Old Yeller: What You Didn't Know About This Tearjerker Film
By | January 19, 2022
Admit it: You cried when you watched Old Yeller, the 1957 live-action Disney drama about a boy and his dog, didn't you? There's no shame in that. Old Yeller is known as one of the most devastating films in cinematic history, but there's probably a lot you don't know about it outside of its heartbreaking story.
It Was Based On A Novel
As with most of their films, the folks at Disney didn't come up with this story themselves. Old Yeller is the film adaptation of a 1956 novel of the same name that was written by Fred Gipson, whose works—including 1947's Hound-Dog Man and the 1962 sequel to Old Yeller, Savage Sam—are notably canine-heavy. When Disney expressed an interest in turning his novel into a film, Gipson stepped up to cowrite the screenplay along with William Tunberg.
In Gipson's novel, Old Yeller is described as a Black Mouth Cur, a less-known hunting dog with a yellow coat and black snout and ears, but the breed is slimmer than the vision Robert Stevenson had for his movie dog, and none were available for filming anyway. Stevenson settled on Spike, a 170-lb. yellow Labrador Retriever/English Mastiff mix.

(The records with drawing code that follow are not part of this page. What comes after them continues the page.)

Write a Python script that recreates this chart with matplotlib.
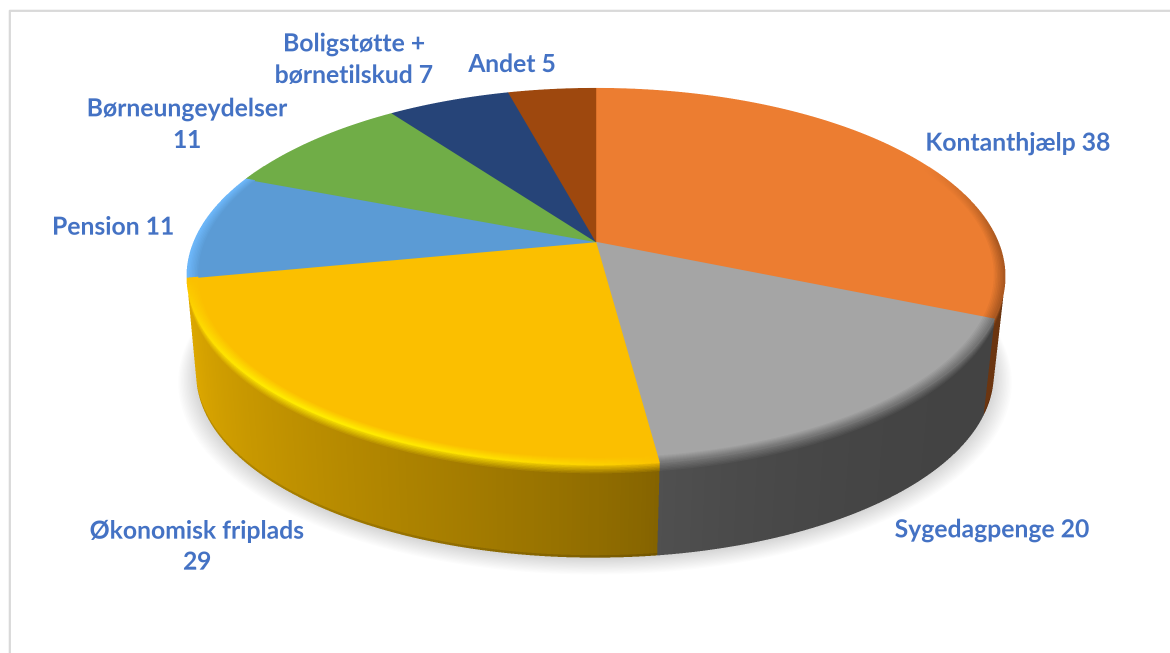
import matplotlib
matplotlib.use("Agg")
import matplotlib.pyplot as plt
from matplotlib.collections import PolyCollection
from matplotlib.colors import to_rgb
import numpy as np

# data
labels = ["Kontanthjælp 38", "Sygedagpenge 20", "Økonomisk friplads\n29", "Pension 11",
          "Børneungeydelser\n11", "Boligstøtte +\nbørnetilskud 7", "Andet 5"]
values = [38, 20, 29, 11, 11, 7, 5]
colors = ["#EC7D31", "#A5A5A5", "#FBBF00", "#5B9BD5", "#70AD47", "#264478", "#9E480E"]
# wall colour at start and end of each slice
wall_start = ["#6b3510", "#434343", "#846300", "#5B9BD5", "#70AD47", "#264478", "#9E480E"]
wall_end = ["#6b3510", "#505050", "#e2ac00", "#5B9BD5", "#70AD47", "#264478", "#9E480E"]
# brightest colour on the rounded rim
rim_glow = ["#EC7D31", "#A5A5A5", "#FFEA00", "#6cb6f8", "#70AD47", "#264478", "#9E480E"]
label_x = [1018, 992, 197, 113, 187, 354, 512]
label_y = [143.5, 530.5, 547, 227.5, 125, 60, 64.5]

# shape of the pie in pixels
CX, CY = 596, 242
R, A, K = 402, 182, 0.183
DEPTH, SHRINK, DRIFT = 98, 0.025, 1
SS = 3  # drawn this many times bigger, then averaged down


def project(deg, r=1.0, z=0.0):
    t = np.radians(deg)
    u, v = r * np.sin(t), r * np.cos(t)
    s = 1 - SHRINK * z
    d = 1 + K * v
    return CX - DRIFT * z + s * R * u / d, CY + DEPTH * z - s * A * v / d


def mix(a, b, f):
    return tuple(np.array(a) * (1 - f) + np.array(b) * f)


def quad(a0, a1, r0, r1, z0, z1):
    p = [project(a0, r0, z0), project(a1, r0, z0), project(a1, r1, z1), project(a0, r1, z1)]
    return [(float(x), float(y)) for x, y in p]


def rim_colour(i, a0, v, wc, p):
    # p runs 0..1 from the flat top over the rounded edge down to the wall
    face = to_rgb(colors[i])
    w = float(np.clip((0.45 - v) / 0.45, 0, 1))
    if i == 2:
        glow = np.sin(np.radians(np.clip((a0 - 172) * 180 / 86, 0, 180))) ** 0.7
        peak = mix(face, to_rgb(rim_glow[i]), glow)
        if p < 0.5:
            return mix(face, peak, p / 0.5)
        return mix(peak, wc, (p - 0.5) / 0.5)
    if i == 3:
        return mix(face, to_rgb(rim_glow[i]), min(p * 2, 1))
    return mix(face, wc, p * w)


fig = plt.figure(figsize=(11.7, 6.53), dpi=100 * SS)
ax = fig.add_axes([0, 0, 1, 1])
ax.set_xlim(0, 1170)
ax.set_ylim(653, 0)
ax.axis("off")

# frame
ax.plot([9.5, 9.5, 1170], [653, 10.5, 10.5], color="#D9D9D9", lw=1.6, solid_capstyle="butt")

# soft shadow
ring = np.linspace(0, 360, 361)
for i in range(14):
    e = 1.045 - i * 0.0035
    sx, sy = project(ring, 1.0, 1.0)
    mx, my = CX - DRIFT, CY + DEPTH + 35
    ax.fill(mx + (sx - mx) * e, my + (sy - my) * e + 9 - i * 0.6, color="k", alpha=0.011, lw=0)

edges = np.cumsum([0] + values) / sum(values) * 360

segments = []
for i in range(len(values)):
    a = np.append(np.arange(edges[i], edges[i + 1], 0.5), edges[i + 1])
    for a0, a1 in zip(a[:-1], a[1:]):
        segments.append((np.cos(np.radians((a0 + a1) / 2)), i, a0, a1))
segments.sort(key=lambda s: -s[0])


def wall_colour(i, a0):
    f = (a0 - edges[i]) / (edges[i + 1] - edges[i])
    return mix(to_rgb(wall_start[i]), to_rgb(wall_end[i]), f ** (3 if i == 1 else 0.8))


# side wall, the upper part of it belongs to the rounded edge
N_RIM = 7
wall_z = np.r_[np.linspace(0, 0.11, N_RIM + 1), 0.4, 0.7, 0.98, 1.0]
polys, cols = [], []
for v, i, a0, a1 in segments:
    wc = wall_colour(i, a0)
    for j in range(len(wall_z) - 1):
        polys.append(quad(a0, a1 + 0.2, 1, 1, wall_z[j], wall_z[j + 1] + 0.003))
        if j < N_RIM:
            cols.append(rim_colour(i, a0, v, wc, 0.5 + 0.5 * (j + 1) / N_RIM))
        elif j == len(wall_z) - 2 and i != 1:
            cols.append(tuple(np.array(wc) * 0.87))
        else:
            cols.append(wc)
ax.add_collection(PolyCollection(polys, facecolors=cols, edgecolors="none", antialiased=False))

# top of the pie
for i in range(len(values)):
    a = np.linspace(edges[i], edges[i + 1], 200)
    x, y = project(a)
    ax.fill(np.r_[CX, x], np.r_[CY, y], color=colors[i], lw=0.3)

# rounded edge on the top face
rim_r = np.linspace(0.974, 1.0, N_RIM + 1)
polys, cols = [], []
for v, i, a0, a1 in segments:
    if v > 0.45 and i != 3:
        continue
    wc = wall_colour(i, a0)
    for j in range(N_RIM):
        polys.append(quad(a0, a1 + 0.2, rim_r[j], rim_r[j + 1] + 0.001, 0, 0))
        cols.append(rim_colour(i, a0, v, wc, 0.5 * (j + 1) / N_RIM))
ax.add_collection(PolyCollection(polys, facecolors=cols, edgecolors="none", antialiased=False))

for name, x, y in zip(labels, label_x, label_y):
    ax.text(x, y, name, ha="center", va="center", family="Lato", weight="bold",
            fontsize=17.8, color="#4472C4", linespacing=1.42)

# average down, the reference is soft as well
fig.canvas.draw()
img = np.asarray(fig.canvas.buffer_rgba())[:, :, :3].astype(float)
h, w = img.shape[0] // SS, img.shape[1] // SS
img = img[:h * SS, :w * SS].reshape(h, SS, w, SS, 3).mean(axis=(1, 3)) / 255
plt.imsave("out.png", img)
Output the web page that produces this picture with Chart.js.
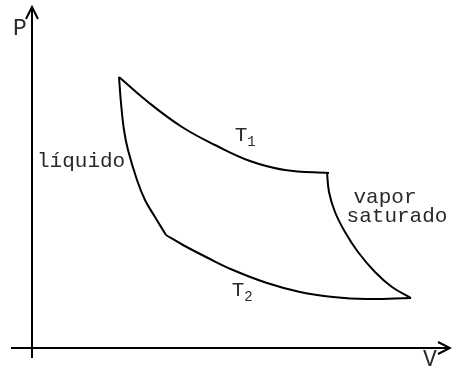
<!DOCTYPE html>
<html>
<head>
<meta charset="utf-8">
<script src="https://cdn.jsdelivr.net/npm/chart.js@4"></script>
<style>
html,body{margin:0;padding:0;background:#fff;}
#wrap{width:452px;height:375px;}
</style>
</head>
<body>
<div id="wrap"><canvas id="c" width="452" height="375"></canvas></div>
<script>
// P-V diagram (arbitrary units, origin at axes crossing)
const isoT1_V = [87, 116, 150, 183, 218, 253, 297];
const isoT1_P = [271, 246, 221, 203, 187, 178, 175];

const liquid_V = [87, 89, 92, 96, 105, 113, 123, 134];
const liquid_P = [271, 245, 218, 198, 168, 148, 131, 113];

const vapor_V = [295, 297, 303, 313, 326, 343, 360, 379];
const vapor_P = [176, 156, 136, 116, 96, 76, 61, 50];

const isoT2_V = [134, 151, 176, 201, 235, 268, 301, 335, 379];
const isoT2_P = [113, 103, 90, 78, 65, 56, 51, 49, 50];

const axisLabels = ["P", "V"];
const axisLabelV = [-12, 398];
const axisLabelP = [319, -12];

const curveLabels = ["líquido", "vapor", "saturado", "T", "T"];
const curveSubs   = ["", "", "", "1", "2"];
const curveLabelV = [5, 353, 365, 209, 206];
const curveLabelP = [187, 151, 132, 213, 58];
const curveAlign  = ["left", "center", "center", "center", "center"];

const V_MIN = -32, V_MAX = 420, P_MIN = -27, P_MAX = 348;

function pts(vs, ps){ return vs.map((v,i)=>({x:v, y:ps[i]})); }

const lineStyle = {
  showLine: true, borderColor: '#000', borderWidth: 2, pointRadius: 0,
  tension: 0.4, fill: false, clip: false
};

const FONT = '"Liberation Mono", "DejaVu Sans Mono", monospace';

const decor = {
  id: 'decor',
  afterDatasetsDraw(chart){
    const ctx = chart.ctx, xs = chart.scales.x, ys = chart.scales.y;
    const X = v => xs.getPixelForValue(v), Y = p => ys.getPixelForValue(p);
    ctx.save();
    ctx.strokeStyle = '#000'; ctx.lineWidth = 2; ctx.lineCap = 'butt';
    // axes
    const ox = X(0), oy = Y(0);
    ctx.beginPath();
    ctx.moveTo(ox, Y(-10)); ctx.lineTo(ox, Y(341));
    ctx.moveTo(X(-21), oy); ctx.lineTo(X(418), oy);
    ctx.stroke();
    // arrowheads
    ctx.beginPath();
    ctx.moveTo(ox - 6, Y(341) + 12); ctx.lineTo(ox, Y(341)); ctx.lineTo(ox + 6, Y(341) + 12);
    ctx.moveTo(X(418) - 12, oy - 6); ctx.lineTo(X(418), oy); ctx.lineTo(X(418) - 12, oy + 6);
    ctx.stroke();
    // texts
    ctx.fillStyle = '#2a2a2a';
    ctx.textBaseline = 'middle';
    ctx.font = '23px ' + FONT;
    axisLabels.forEach((t,i)=>{
      ctx.textAlign = 'center';
      ctx.fillText(t, X(axisLabelV[i]), Y(axisLabelP[i]));
    });
    curveLabels.forEach((t,i)=>{
      ctx.font = '21px ' + FONT;
      ctx.textAlign = curveAlign[i];
      const x = X(curveLabelV[i]), y = Y(curveLabelP[i]);
      ctx.fillText(t, x, y);
      if (curveSubs[i]) {
        const w = ctx.measureText(t).width;
        ctx.font = '14px ' + FONT;
        ctx.textAlign = 'left';
        ctx.fillText(curveSubs[i], x + w/2, y + 7);
      }
    });
    ctx.restore();
  }
};

new Chart(document.getElementById('c'), {
  type: 'scatter',
  data: {
    datasets: [
      Object.assign({label:'T1', data: pts(isoT1_V, isoT1_P)}, lineStyle),
      Object.assign({label:'líquido', data: pts(liquid_V, liquid_P)}, lineStyle),
      Object.assign({label:'vapor saturado', data: pts(vapor_V, vapor_P)}, lineStyle),
      Object.assign({label:'T2', data: pts(isoT2_V, isoT2_P)}, lineStyle)
    ]
  },
  options: {
    responsive: false,
    animation: false,
    layout: { padding: 0 },
    plugins: { legend: {display:false}, tooltip: {enabled:false}, title:{display:false} },
    scales: {
      x: { type:'linear', min: V_MIN, max: V_MAX, display: false },
      y: { type:'linear', min: P_MIN, max: P_MAX, display: false }
    }
  },
  plugins: [decor]
});
</script>
</body>
</html>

That wasn't the only element of Gipson's novel that was substituted for cinematic purposes. Old Yeller might have become a different type of dog, but the movie's wolf wasn't a wolf at all but a German Shepherd tarted up to look like one for safety reasons. To be extra careful during the filming of the fights, both dogs wore muzzles, but thanks to movie magic, the audience couldn't even tell. They also probably couldn't tell that those sweeping backdrops weren't Texas but the hills and valleys of California. Even Old Yeller's voice wasn't authentic. Astute Disney fans may recognize the growling noises he makes during his encounter with the wolf as the same ones heard in Lady And The Tramp.